Thanks for the fairmark tip.

Glenn, Thanks for explaining the "regular way." This clarifies the 1041 instructions, and it now looks much more painless than I imagined. I see your advantage in obtaining the EIN in advance.

Here is my paraphrase of what a "grantor type trust" is.

A "grantor type trust" is a trust that is a *legal* entity, but *not* a separate taxable entity.

This can be the case when the owner is the also the trustee, and has complete control over it, to withdraw the entire amount at any time for any reason, for his own benefit.

This means the trust income is taxed at the owner's rates, not trust rates, right?

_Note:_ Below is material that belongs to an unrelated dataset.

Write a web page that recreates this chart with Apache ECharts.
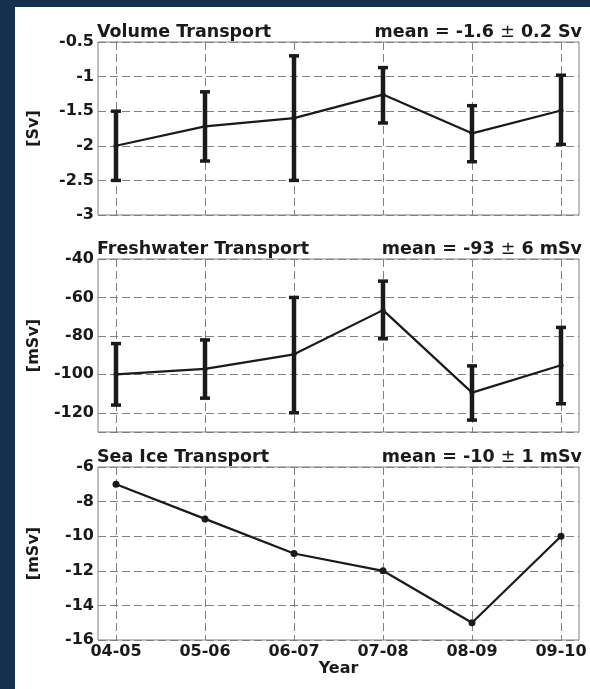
<!DOCTYPE html>
<html>
<head>
<meta charset="utf-8">
<script src="https://cdn.jsdelivr.net/npm/echarts@6/dist/echarts.min.js"></script>
<style>
html,body{margin:0;padding:0;background:#fff;}
#chart{width:590px;height:689px;}
</style>
</head>
<body>
<div id="chart"></div>
<script>
const categories = ['04-05','05-06','06-07','07-08','08-09','09-10'];
const volumeValues = [-2.0, -1.72, -1.60, -1.26, -1.82, -1.49];
const volumeLow    = [-2.5, -2.22, -2.50, -1.67, -2.23, -1.98];
const volumeHigh   = [-1.5, -1.22, -0.70, -0.87, -1.42, -0.98];
const freshValues  = [-100, -97.2, -89.6, -66.6, -109.5, -95.3];
const freshLow     = [-116, -112.4, -120, -81.5, -123.8, -115.3];
const freshHigh    = [-84, -82.1, -60, -51.5, -95.6, -75.6];
const iceValues    = [-7, -9, -11, -12, -15, -10];
const panelTitles  = ['Volume Transport', 'Freshwater Transport', 'Sea Ice Transport'];
const meanLabels   = ['mean = -1.6 \u00B1 0.2 Sv', 'mean = -93 \u00B1 6 mSv', 'mean = -10 \u00B1 1 mSv'];
const unitLabels   = ['[Sv]', '[mSv]', '[mSv]'];
const yMins        = [-3, -130, -16];
const yMaxs        = [-0.5, -40, -6];
const yIntervals   = [0.5, null, 2];
const xAxisTitle   = 'Year';

const FONT = 'DejaVu Sans, Liberation Sans, Arial, sans-serif';
const INK = '#1a1a1a';
const GRIDC = '#808080';
const panelTops = [42, 259, 467];
const panelH = 173;

const chart = echarts.init(document.getElementById('chart'), null, {renderer: 'canvas'});

const grids = [], xAxes = [], yAxes = [], series = [], titles = [];
const lineData = [volumeValues, freshValues, iceValues];
const lowData = [volumeLow, freshLow, null];
const highData = [volumeHigh, freshHigh, null];

function errorRender(params, api) {
  const x = api.value(0);
  const lo = api.coord([x, api.value(1)]);
  const hi = api.coord([x, api.value(2)]);
  const cap = 5;
  return {
    type: 'group',
    children: [
      {type: 'line', shape: {x1: lo[0], y1: lo[1], x2: hi[0], y2: hi[1]}, style: {stroke: INK, lineWidth: 4.5}},
      {type: 'line', shape: {x1: hi[0] - cap, y1: hi[1], x2: hi[0] + cap, y2: hi[1]}, style: {stroke: INK, lineWidth: 3.5}},
      {type: 'line', shape: {x1: lo[0] - cap, y1: lo[1], x2: lo[0] + cap, y2: lo[1]}, style: {stroke: INK, lineWidth: 3.5}}
    ]
  };
}

const txt = (size) => ({color: INK, fontFamily: FONT, fontWeight: 'bold', fontSize: size});

for (let p = 0; p < 3; p++) {
  const top = panelTops[p];
  const fi = 2 * p, di = 2 * p + 1;
  grids.push({left: 98, right: 11, top: top, height: panelH, show: true, borderColor: GRIDC, borderWidth: 1, backgroundColor: 'transparent'});
  grids.push({left: 116, right: 29, top: top, height: panelH});

  xAxes.push({type: 'value', gridIndex: fi, min: 0, max: 1, show: false});
  const yFrame = {
    type: 'value', gridIndex: fi, min: yMins[p], max: yMaxs[p],
    axisLine: {show: false}, axisTick: {show: false},
    axisLabel: Object.assign(txt(16), {margin: 4, showMinLabel: p !== 1}),
    splitLine: {show: true, lineStyle: {color: GRIDC, type: [8, 4], width: 1}},
    name: unitLabels[p], nameLocation: 'middle', nameGap: 56,
    nameTextStyle: txt(16)
  };
  if (yIntervals[p] !== null) yFrame.interval = yIntervals[p]; else yFrame.splitNumber = 5;
  yAxes.push(yFrame);

  const isLast = p === 2;
  xAxes.push({
    type: 'category', gridIndex: di, data: categories, boundaryGap: false,
    axisLine: {show: false}, axisTick: {show: false},
    axisLabel: Object.assign(txt(16), {show: isLast, margin: 4, interval: 0}),
    splitLine: {show: true, lineStyle: {color: GRIDC, type: [8, 4], width: 1}},
    name: isLast ? xAxisTitle : '', nameLocation: 'middle', nameGap: 20,
    nameTextStyle: txt(16)
  });
  yAxes.push({type: 'value', gridIndex: di, min: yMins[p], max: yMaxs[p], show: false, splitLine: {show: false}});

  if (lowData[p]) {
    series.push({
      type: 'custom', xAxisIndex: di, yAxisIndex: di, z: 2,
      renderItem: errorRender,
      data: categories.map((c, i) => [i, lowData[p][i], highData[p][i]]),
      silent: true
    });
  }
  series.push({
    type: 'line', xAxisIndex: di, yAxisIndex: di, z: 3,
    data: lineData[p],
    symbol: 'circle', symbolSize: isLast ? 7 : 5,
    itemStyle: {color: INK},
    lineStyle: {color: INK, width: 2.2},
    animation: false
  });

  titles.push({text: panelTitles[p], left: 97, top: top - 19, padding: 0, textStyle: txt(17.5)});
  titles.push({text: meanLabels[p].replace('\u00B1', '{pm|\u00B1}'), right: 8, top: top - 19, padding: 0,
    textStyle: Object.assign(txt(17.5), {rich: {pm: {color: INK, fontFamily: FONT, fontWeight: 'normal', fontSize: 17.5}}})});
}

chart.setOption({
  animation: false,
  backgroundColor: '#ffffff',
  title: titles,
  grid: grids,
  xAxis: xAxes,
  yAxis: yAxes,
  series: series,
  graphic: [
    {type: 'rect', shape: {x: 0, y: 0, width: 15, height: 689}, style: {fill: '#14304e'}, silent: true},
    {type: 'rect', shape: {x: 0, y: 0, width: 590, height: 7}, style: {fill: '#14304e'}, silent: true}
  ]
});
</script>
</body>
</html>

Because it's not a separate taxable entity, there is a "regular" way to file, which is a minimalistic 1041, plus attachment, plus owner's 1040. Or optionally, just file on the owner's 1040 using "optional method 1," as if it wasn't even a trust at all. (Not sure at all why "optional method 2" would be used.)

I can't readily find an official definition of "grantor." I guess it's the person whose assets were placed in the trust in the first place.

But as I understand it, the "owner" of a "grantor type trust" does not have to be the grantor himself. It could be another person who is substantial owner of the trust (under section 678), as for example when the owner is also the trustee, and has complete control over it, to withdraw the entire amount at any time for any reason, for his own benefit.

Am I understanding this correctly? (At least mostly correctly?)

Thanks for reading this obscure (to me) stuff.

"Ken"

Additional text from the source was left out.